FS: It was raised in one of our early meetings that there wasn’t much space within existing debates and forums that SCOT-PEP take part in, for modes of speech that aren’t extremely direct, that aren’t about arguing a very specific position. It felt exciting to open up the possibility in the film to also talk about sex worker organising through each other’s experiences, with a different texture to how you talk and relate.

MS: … with complexity. I think the film does a really good job of making space for including the stuff that isn’t verbalised often in sex worker rights politics, because you develop a script or a series of lines that you call on for specific arguments in specific contexts. I certainly think that I have much more complex conversations about sex and work, sex work and trauma, intimacy and money, and all these kinds of things in private with friends, many of whom are sex workers. We’ve kind of texturised the conversation in the film, as much as we can, and this gesture towards complexities in a sense that they are being discussed elsewhere often in private. It goes beyond just the standard sex worker rights script, for sure.

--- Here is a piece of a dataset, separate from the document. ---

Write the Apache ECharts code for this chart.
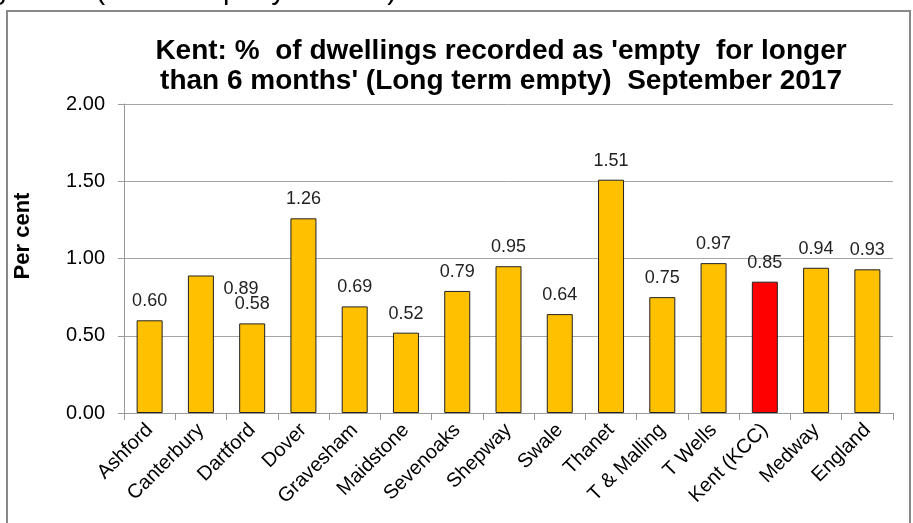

PB: I completely agree. I’ve been really interested in how we can make a film where there’s no pragmatic and programmatic talk, but rather where a conversation can take place. Where viewers are invited in as guests into a group and a movement they do not normally have access to for a short period of time. They are allowed to listen but not overhear—I mean overhear in the voyeuristic sense—where we as makers and sex workers are in control of the listening.

FS: Equally, we were conscious that some people when viewing the film in an exhibition or a screening might come to this with very little knowledge of sex worker rights or even sex work. How to address this audience while also addressing those that are already embedded in the struggle is an ongoing question.

PB: That’s the balance isn’t it? We will see in time how this works, but I like that if you see the film without having any knowledge of sex work beforehand you are likely to have an experience of feminised work inserted into a male-dominated labour history. And if you are already familiar with sex worker’s politics you will see something else, most likely the importance of political organising.

My ambition for the project is that the film is itself a political act through the fact that we are visually occupying the space of the STUC. I would love it if the film would operate on an aesthetic and a political level, and it became a political event in itself when the film is shown publicly.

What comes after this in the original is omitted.